If you are a CEO, you tend to see things differently. While much of current media attention focuses on unprecedented crises, your eyes light up as you also see opportunity. A chance to reset, retool, rebuild, or (re)launch initiatives that are perfectly positioned for such a time as this.
But how? How can organizational or missional change be led in the midst of a crisis in a way that unites rather than divides? How can we move together with our teams, rather than rush ahead and impatiently wait for them to catch up after the opportunity has passed (or perhaps never get on board at all)?
John Kotter’s classic Leading Change identifies the first step in moving toward change as “Creating a Sense of Urgency”. I think multiple wars and a worldwide recession triggered by COVID-19 have taken care of that.
The second step is “Creating the Guiding Coalition”. No matter how powerful, the CEO cannot manufacture change by themselves.
We now live in an era of collaboration, and we need to think differently. We need to look at business and ministry through the lens of connected relationships and learn how to navigate this new world with new strategies.
One of the best guides for collaborative leadership is Strategic Doing: Ten Skills for Agile Leadership. In it, the authors do a fantastic job of defining collaboration as the preferred destination of a relationship continuum. Pay attention to this:
- Networking – this is where most people start, and it is simply the exchange of information.
- Coordinating – activities and schedules are altered to work better together.
- Cooperating – resources are shared with one another.
- Collaboration – linking, leveraging, and aligning resources and opportunities to create a shared outcome of mutual benefit.
Many teams talk about collaboration, but few achieve it.
Why? Because it is time-consuming and hard work that requires a culture of mutual humility, trust, and communication. Based on experience, it can take months or years of relentless determination and commitment. But it is worth it!
As the CEO, what new opportunities do you see on the horizon?

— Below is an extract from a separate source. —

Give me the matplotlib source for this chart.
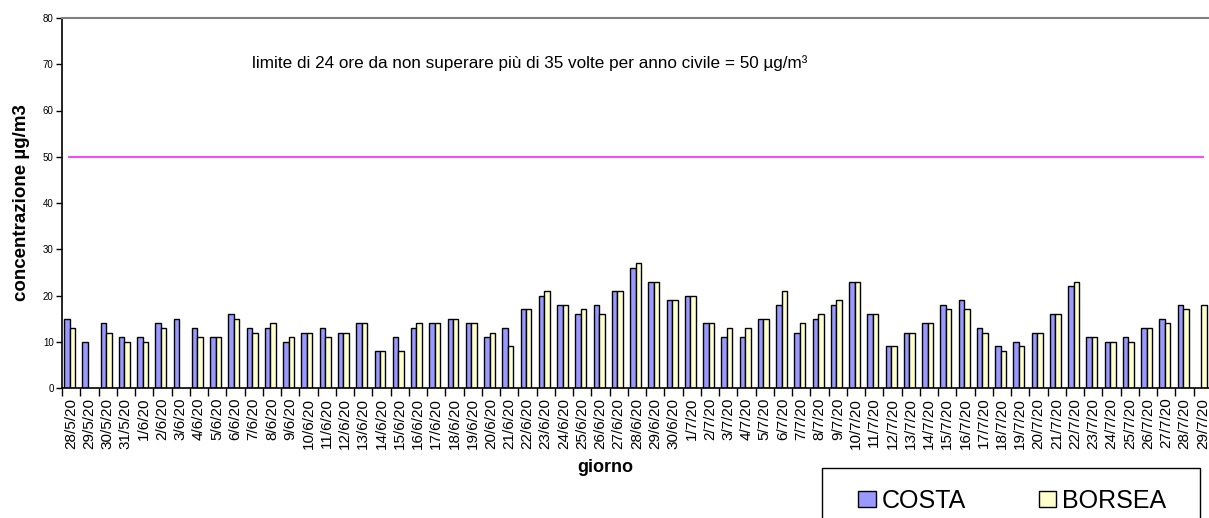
import matplotlib.pyplot as plt
from matplotlib.patches import Patch, Rectangle
import numpy as np

plt.rcParams['font.family'] = ['Liberation Sans', 'DejaVu Sans']

# giorni di misura
giorni = ['28/5/20', '29/5/20', '30/5/20', '31/5/20',
          '1/6/20', '2/6/20', '3/6/20', '4/6/20', '5/6/20', '6/6/20', '7/6/20',
          '8/6/20', '9/6/20', '10/6/20', '11/6/20', '12/6/20', '13/6/20', '14/6/20',
          '15/6/20', '16/6/20', '17/6/20', '18/6/20', '19/6/20', '20/6/20', '21/6/20',
          '22/6/20', '23/6/20', '24/6/20', '25/6/20', '26/6/20', '27/6/20', '28/6/20',
          '29/6/20', '30/6/20',
          '1/7/20', '2/7/20', '3/7/20', '4/7/20', '5/7/20', '6/7/20', '7/7/20',
          '8/7/20', '9/7/20', '10/7/20', '11/7/20', '12/7/20', '13/7/20', '14/7/20',
          '15/7/20', '16/7/20', '17/7/20', '18/7/20', '19/7/20', '20/7/20', '21/7/20',
          '22/7/20', '23/7/20', '24/7/20', '25/7/20', '26/7/20', '27/7/20', '28/7/20',
          '29/7/20']

# concentrazioni (NaN = dato mancante)
nan = np.nan
costa = [15, 10, 14, 11,
         11, 14, 15, 13, 11, 16, 13,
         13, 10, 12, 13, 12, 14, 8,
         11, 13, 14, 15, 14, 11, 13,
         17, 20, 18, 16, 18, 21, 26,
         23, 19,
         20, 14, 11, 11, 15, 18, 12,
         15, 18, 23, 16, 9, 12, 14,
         18, 19, 13, 9, 10, 12, 16,
         22, 11, 10, 11, 13, 15, 18,
         nan]
borsea = [13, nan, 12, 10,
          10, 13, nan, 11, 11, 15, 12,
          14, 11, 12, 11, 12, 14, 8,
          8, 14, 14, 15, 14, 12, 9,
          17, 21, 18, 17, 16, 21, 27,
          23, 19,
          20, 14, 13, 13, 15, 21, 14,
          16, 19, 23, 16, 9, 12, 14,
          17, 17, 12, 8, 9, 12, 16,
          23, 11, 10, 10, 13, 14, 17,
          18]
limite = 50

fig = plt.figure(figsize=(12.09, 5.18), dpi=100)
# the plot area runs a little past the right edge, as in the original
ax = fig.add_axes([62 / 1209, 1 - 388 / 518, 1150 / 1209, 370 / 518])

x = np.arange(len(giorni))
w = 0.3
ax.bar(x - w / 2 - 0.08, costa, w, color='#9999ff', edgecolor='black', linewidth=1)
ax.bar(x + w / 2 - 0.08, borsea, w, color='#ffffcc', edgecolor='black', linewidth=1)
ax.plot([-0.1, 62.0], [limite, limite], color='#ff33ff', linewidth=1.3)

ax.text(9.9, 70.3, 'limite di 24 ore da non superare più di 35 volte per anno civile = 50 µg/m³',
        fontsize=12.3, va='center', ha='left')

ax.set_xlim(-0.5, len(giorni) - 0.5)
ax.set_ylim(0, 80)
ax.set_yticks(range(0, 81, 10))
ax.tick_params(axis='y', labelsize=7, length=4, width=1, pad=2)

ax.set_xticks(x)
ax.set_xticklabels(giorni, rotation=90, fontsize=11)
ax.set_xticks(np.arange(-0.5, len(giorni), 1), minor=True)
ax.tick_params(axis='x', which='major', length=0, pad=7)
ax.tick_params(axis='x', which='minor', length=6, width=1)

ax.spines['right'].set_visible(False)
ax.spines['top'].set_color('#808080')
ax.spines['top'].set_linewidth(1.5)
ax.spines['left'].set_linewidth(1.2)
ax.spines['bottom'].set_linewidth(1.2)

ax.set_ylabel('concentrazione µg/m3', fontsize=13.5, fontweight='bold', labelpad=9)
fig.text(605 / 1209, 1 - 468 / 518, 'giorno', fontsize=13, fontweight='bold',
         ha='center', va='center')

# legend box (runs off the bottom of the image in the original)
fig.patches.append(Rectangle((822 / 1209, 1 - 560 / 518), 378 / 1209, 92 / 518,
                             transform=fig.transFigure, facecolor='white',
                             edgecolor='black', linewidth=1))
handles = [Patch(facecolor='#9999ff', edgecolor='black', label='COSTA'),
           Patch(facecolor='#ffffcc', edgecolor='black', label='BORSEA')]
leg = fig.legend(handles=handles, loc='center left', bbox_to_anchor=(858 / 1209, 1 - 501 / 518),
                 ncol=2, fontsize=18, frameon=False, borderpad=0,
                 handlelength=0.7, handleheight=0.6, handletextpad=0.25, columnspacing=2.9,
                 borderaxespad=0)

fig.savefig('out.png', dpi=100)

Now look inside your organization and ask yourself a second question. Where is your team on the relationship continuum, and how can you move toward true collaboration?
Finally, invite people into the opportunity that you see, not to sell it to them, but to ask them to shape it with you.
You just may be surprised at how collaborating around a new vision or opportunity brings both success and stability out of an unprecedented crisis!